Al fine di dimostrare che il tema della Quest nelle opere di John
Ronald Reuel Tolkien si configura principalmente come esperienza di
vita cristiana, è fondamentale un raffronto con la traduzione letteraria in
cui appaia il suddetto tema, per verificare eventuali diversità e punti di
contatto. Nel capitolo I vengono messi in evidenza i caratteri generali della
letteratura contenente la Quest, individuate le opere che costituiscono la
fonte principale per l'autore, ed infine, viene posto in rilievo il motivo per
cui Tolkien scelse un genere letterario, come la leggenda ed il mito così
poco diffuso nella letteratura del nostro secolo. Da questa analisi è stata volutamente esclusa la tradizione più
esplicitamente cattolica, poiché ad essa vengono dedicati i restanti
capitoli. La trattazione specifica delle opere avviene nei capitoli
successivi, dove sono stati presi in considerazione solamente pochi
capitoli del Silmarillion e la quasi totalità del Lord, per i quali sono state
messe in risalto le similitudini espressive e contenutistiche con i testi
biblici, e, particolarmente con la Genesi ed i Vangeli.

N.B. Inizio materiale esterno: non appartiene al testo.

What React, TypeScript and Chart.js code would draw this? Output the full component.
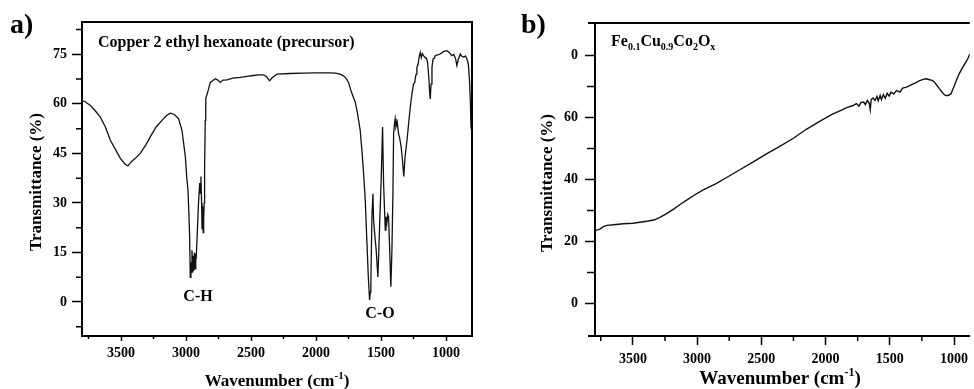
import React, { useEffect, useRef } from "react";
import { Chart, registerables } from "chart.js";
Chart.register(...registerables);

const FONT = "'Liberation Serif', 'Times New Roman', serif";

// Panel a: Copper 2 ethyl hexanoate (precursor)
const WN_A = [3800, 3780, 3760, 3735, 3700, 3659, 3620, 3582, 3540, 3505, 3470, 3447, 3420, 3390, 3352, 3310, 3275, 3230, 3185, 3150, 3121, 3090, 3057, 3031, 3005, 2995, 2985, 2978, 2972, 2967, 2962, 2958, 2954, 2948, 2944, 2940, 2935, 2930, 2925, 2921, 2912, 2905, 2895, 2890, 2885, 2880, 2877, 2872, 2868, 2864, 2860, 2857, 2852, 2848, 2830, 2813, 2795, 2775, 2755, 2737, 2715, 2685, 2640, 2583, 2530, 2482, 2440, 2403, 2380, 2357, 2335, 2300, 2200, 2100, 2000, 1900, 1850, 1815, 1790, 1770, 1750, 1727, 1698, 1680, 1660, 1645, 1634, 1621, 1608, 1598, 1588, 1582, 1578, 1570, 1562, 1557, 1547, 1537, 1524, 1518, 1511, 1498, 1488, 1480, 1473, 1467, 1462, 1455, 1448, 1442, 1435, 1429, 1424, 1416, 1408, 1403, 1396, 1391, 1385, 1375, 1365, 1358, 1345, 1335, 1325, 1315, 1300, 1285, 1275, 1262, 1250, 1240, 1237, 1230, 1224, 1215, 1205, 1198, 1190, 1182, 1173, 1160, 1150, 1142, 1132, 1125, 1121, 1115, 1108, 1100, 1090, 1083, 1070, 1045, 1020, 993, 975, 955, 940, 925, 916, 905, 890, 880, 865, 850, 839, 828, 819, 812, 808, 803];
const T_A = [61, 60.8, 60.2, 59.5, 58, 56, 53, 49, 46, 43.5, 41.8, 41.2, 42.5, 43.5, 45, 47.5, 50, 53, 55, 56.5, 57.2, 56.8, 55.5, 52, 44, 38, 34, 27, 19.7, 7.5, 12, 9, 15.7, 9, 14, 9.5, 15, 10, 14, 13.7, 22, 29, 36, 33, 38, 30, 22, 29, 21, 25, 30, 40, 55, 61.6, 64, 66.5, 67, 67.6, 67.2, 66.5, 67.2, 67.3, 67.8, 68, 68.3, 68.6, 68.8, 68.8, 68.2, 67, 68, 69, 69.2, 69.3, 69.4, 69.4, 69.3, 69, 68.5, 67.8, 66.5, 63.5, 60.5, 57, 52, 45, 38.9, 30.8, 17.7, 8, 0.6, 3, 5.6, 25.8, 32.8, 24.8, 20, 15.7, 7.6, 14, 22.7, 37.9, 53, 35.8, 28, 21.8, 25.8, 24, 26.5, 25.8, 18, 10.7, 4.6, 15.7, 33.8, 51, 54, 55.5, 53, 54.5, 51, 50, 47, 43, 38, 44, 49, 55, 59, 63, 66, 66.5, 67.6, 69, 71, 72, 74.5, 75.6, 74, 75.2, 74.6, 74, 73.8, 72.6, 68, 63, 61.5, 66, 71, 73.6, 73.8, 74.6, 74.8, 75.1, 75.8, 76.1, 75.6, 74.6, 75, 73.5, 71.6, 73.5, 75.1, 74.5, 74.1, 74.5, 73.6, 72, 67, 60, 53, 52];

// Panel b: Fe0.1Cu0.9Co2Ox
const WN_B = [3792, 3770, 3754, 3730, 3702, 3650, 3575, 3500, 3446, 3380, 3331, 3290, 3241, 3180, 3130, 3087, 3020, 2959, 2900, 2856, 2780, 2677, 2550, 2450, 2370, 2250, 2150, 2036, 1950, 1880, 1831, 1790, 1760, 1740, 1725, 1703, 1690, 1675, 1660, 1652, 1645, 1630, 1615, 1600, 1590, 1575, 1565, 1550, 1535, 1520, 1505, 1490, 1470, 1447, 1420, 1400, 1370, 1330, 1300, 1267, 1240, 1216, 1190, 1170, 1152, 1135, 1114, 1090, 1070, 1062, 1045, 1024, 1000, 980, 960, 935, 909, 890, 877];
const T_B = [23.5, 23.8, 24.1, 24.8, 25.2, 25.4, 25.7, 25.9, 26.2, 26.6, 27, 27.8, 28.9, 30.5, 32, 33.2, 35, 36.5, 37.7, 38.6, 40.4, 42.9, 46, 48.5, 50.4, 53.3, 56.2, 59, 61, 62.3, 63.3, 63.8, 64.5, 63.7, 64.8, 65, 64.2, 65.5, 64.6, 62.5, 65.8, 66.3, 65.5, 66.8, 65.4, 67.1, 65.8, 67.4, 66.2, 67.8, 66.9, 68.2, 67.6, 68.7, 68.2, 69.5, 69.8, 70.6, 71.2, 71.9, 72.3, 72.5, 72.2, 72, 71.4, 70.5, 69.3, 68, 67.2, 67.1, 67.1, 67.6, 70, 72.2, 74.1, 76, 77.8, 79.2, 80.5];

const X_TICKS = [3500, 3000, 2500, 2000, 1500, 1000];
const X_MINOR = [3750, 3250, 2750, 2250, 1750, 1250];
const Y_TICKS_A = [0, 15, 30, 45, 60, 75];
const Y_MINOR_A = [-7.5, 7.5, 22.5, 37.5, 52.5, 67.5, 82.5];
const Y_TICKS_B = [0, 20, 40, 60, 80];
const Y_TICK_LABELS_B = ["0", "20", "40", "60", "0"];
const Y_MINOR_B = [10, 30, 50, 70];

type Part = { t: string; size: number; dy?: number };

function drawRich(ctx: CanvasRenderingContext2D, parts: Part[], x: number, y: number, align: "left" | "center") {
  let total = 0;
  for (const p of parts) {
    ctx.font = `bold ${p.size}px ${FONT}`;
    total += ctx.measureText(p.t).width;
  }
  let cx = align === "center" ? x - total / 2 : x;
  ctx.textAlign = "left";
  ctx.textBaseline = "alphabetic";
  for (const p of parts) {
    ctx.font = `bold ${p.size}px ${FONT}`;
    ctx.fillText(p.t, cx, y + (p.dy || 0));
    cx += ctx.measureText(p.t).width;
  }
}

type Cfg = {
  xMinor: number[];
  yMinor: number[];
  xMinorLen: number;
  yMinorLen: number;
  rightBorder: boolean;
  extendLeft: number;
  texts: { parts: Part[]; x: number; y: number; align: "left" | "center"; rot?: boolean }[];
};

function makePlugin(cfg: Cfg) {
  return {
    id: "frameDecor",
    afterDraw(chart: any) {
      const ctx: CanvasRenderingContext2D = chart.ctx;
      const { left, right, top, bottom } = chart.chartArea;
      const xs = chart.scales.x;
      const ys = chart.scales.y;
      ctx.save();
      ctx.strokeStyle = "#000";
      ctx.lineWidth = 2;
      ctx.beginPath();
      ctx.moveTo(left - cfg.extendLeft, top);
      ctx.lineTo(right, top);
      if (cfg.rightBorder) {
        ctx.lineTo(right, bottom);
      }
      ctx.stroke();
      if (cfg.extendLeft > 0) {
        ctx.beginPath();
        ctx.moveTo(left - cfg.extendLeft, bottom);
        ctx.lineTo(left, bottom);
        ctx.stroke();
      }
      ctx.lineWidth = 1.5;
      ctx.beginPath();
      for (const v of cfg.xMinor) {
        const px = xs.getPixelForValue(v);
        if (px < left || px > right) continue;
        ctx.moveTo(px, bottom);
        ctx.lineTo(px, bottom + cfg.xMinorLen);
      }
      for (const v of cfg.yMinor) {
        const py = ys.getPixelForValue(v);
        if (py < top || py > bottom) continue;
        ctx.moveTo(left, py);
        ctx.lineTo(left - cfg.yMinorLen, py);
      }
      ctx.stroke();
      ctx.fillStyle = "#000";
      for (const t of cfg.texts) {
        if (t.rot) {
          ctx.save();
          ctx.translate(t.x, t.y);
          ctx.rotate(-Math.PI / 2);
          drawRich(ctx, t.parts, 0, 0, "center");
          ctx.restore();
        } else {
          drawRich(ctx, t.parts, t.x, t.y, t.align);
        }
      }
      ctx.restore();
    },
  };
}

function buildChart(
  canvas: HTMLCanvasElement,
  wn: number[],
  tr: number[],
  xMin: number,
  xMax: number,
  yMin: number,
  yMax: number,
  yTicks: number[],
  yLabels: string[] | null,
  layout: { top: number; right: number; yWidth: number; xHeight: number },
  tickLens: { x: number; y: number },
  pads: { x: number; y: number },
  lineWidth: number,
  cfg: Cfg
) {
  const points = wn.map((w, i) => ({ x: w, y: tr[i] }));
  return new Chart(canvas, {
    type: "line",
    data: {
      datasets: [
        {
          data: points,
          borderColor: "#111",
          borderWidth: lineWidth,
          pointRadius: 0,
          fill: false,
          tension: 0,
        },
      ],
    },
    options: {
      responsive: false,
      animation: false,
      parsing: true,
      layout: { padding: { top: layout.top, right: layout.right, left: 0, bottom: 0 } },
      plugins: { legend: { display: false }, tooltip: { enabled: false }, title: { display: false } },
      scales: {
        x: {
          type: "linear",
          reverse: true,
          min: xMin,
          max: xMax,
          afterBuildTicks: (s: any) => {
            s.ticks = X_TICKS.map((v) => ({ value: v }));
          },
          afterFit: (s: any) => {
            s.height = layout.xHeight;
          },
          ticks: {
            autoSkip: false,
            maxRotation: 0,
            padding: pads.x,
            color: "#000",
            font: { family: FONT, size: 14, weight: "bold" },
            callback: (v: any) => String(v),
          },
          grid: { display: true, drawOnChartArea: false, drawTicks: true, tickLength: tickLens.x, tickWidth: 1.5, tickColor: "#000" },
          border: { display: true, color: "#000", width: 2 },
        },
        y: {
          type: "linear",
          min: yMin,
          max: yMax,
          afterBuildTicks: (s: any) => {
            s.ticks = yTicks.map((v) => ({ value: v }));
          },
          afterFit: (s: any) => {
            s.width = layout.yWidth;
          },
          ticks: {
            autoSkip: false,
            padding: pads.y,
            color: "#000",
            font: { family: FONT, size: 14, weight: "bold" },
            callback: (v: any) => {
              const i = yTicks.indexOf(Number(v));
              return yLabels && i >= 0 ? yLabels[i] : String(v);
            },
          },
          grid: { display: true, drawOnChartArea: false, drawTicks: true, tickLength: tickLens.y, tickWidth: 1.5, tickColor: "#000" },
          border: { display: true, color: "#000", width: 2 },
        },
      },
    } as any,
    plugins: [makePlugin(cfg)],
  });
}

export default function App() {
  const refA = useRef<HTMLCanvasElement>(null);
  const refB = useRef<HTMLCanvasElement>(null);

  useEffect(() => {
    const chartA = buildChart(
      refA.current!,
      WN_A,
      T_A,
      800,
      3800,
      -10.3,
      84.8,
      Y_TICKS_A,
      null,
      { top: 22, right: 18, yWidth: 82, xHeight: 53 },
      { x: 5, y: 10 },
      { x: 4, y: 5 },
      1.3,
      {
        xMinor: X_MINOR,
        yMinor: Y_MINOR_A,
        xMinorLen: 3,
        yMinorLen: 6,
        rightBorder: true,
        extendLeft: 0,
        texts: [
          { parts: [{ t: "a)", size: 28 }], x: 10, y: 33, align: "left" },
          { parts: [{ t: "Copper 2 ethyl hexanoate (precursor)", size: 16 }], x: 98, y: 46.5, align: "left" },
          { parts: [{ t: "C-H", size: 16 }], x: 198, y: 301, align: "center" },
          { parts: [{ t: "C-O", size: 16 }], x: 380, y: 318, align: "center" },
          { parts: [{ t: "Transmittance (%)", size: 17 }], x: 41, y: 182, align: "center", rot: true },
          {
            parts: [
              { t: "Wavenumber (cm", size: 17 },
              { t: "-1", size: 11, dy: -7 },
              { t: ")", size: 17 },
            ],
            x: 277,
            y: 386,
            align: "center",
          },
        ],
      }
    );
    const chartB = buildChart(
      refB.current!,
      WN_B,
      T_B,
      877,
      3795,
      -10.5,
      90.5,
      Y_TICKS_B,
      Y_TICK_LABELS_B,
      { top: 23, right: 0, yWidth: 105, xHeight: 53 },
      { x: 9, y: 10 },
      { x: 6, y: 7 },
      1.4,
      {
        xMinor: X_MINOR,
        yMinor: Y_MINOR_B,
        xMinorLen: 5,
        yMinorLen: 8,
        rightBorder: false,
        extendLeft: 7,
        texts: [
          { parts: [{ t: "b)", size: 28 }], x: 31, y: 33, align: "left" },
          {
            parts: [
              { t: "Fe", size: 16 },
              { t: "0.1", size: 10, dy: 4 },
              { t: "Cu", size: 16 },
              { t: "0.9", size: 10, dy: 4 },
              { t: "Co", size: 16 },
              { t: "2", size: 10, dy: 4 },
              { t: "O", size: 16 },
              { t: "x", size: 10, dy: 4 },
            ],
            x: 121,
            y: 46,
            align: "left",
          },
          { parts: [{ t: "Transmittance (%)", size: 17 }], x: 62, y: 183, align: "center", rot: true },
          {
            parts: [
              { t: "Wavenumber (cm", size: 19 },
              { t: "-1", size: 12, dy: -8 },
              { t: ")", size: 19 },
            ],
            x: 290,
            y: 384,
            align: "center",
          },
        ],
      }
    );
    return () => {
      chartA.destroy();
      chartB.destroy();
    };
  }, []);

  return (
    <div style={{ position: "fixed", left: 0, top: 0, width: 974, height: 389, background: "#fff", overflow: "hidden" }}>
      <canvas ref={refA} width={490} height={389} style={{ position: "absolute", left: 0, top: 0, width: 490, height: 389 }} />
      <canvas ref={refB} width={484} height={389} style={{ position: "absolute", left: 490, top: 0, width: 484, height: 389 }} />
    </div>
  );
}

Il capitolo IV è stato riservato ad una trattazione più specifica nei
confronti di tematiche espresse da Tolkien, alle quali egli ha dato una
soluzione in linea con la tradizione cattolica sembrato interessante
vedere quale risposta l'autore abbia dato al problema dell'eterno conflitto
tra bene e male, e all'interrogativo sulla morte dell'uomo, che emergono
dalla sua opera. Nell'ultimo paragrafo sono stati individuati elementi o
figure tipicamente cristiane, al fine di supportare ulteriormente l'ipotesi
della presenza delle idee cristiane nell'opera di Tolkien.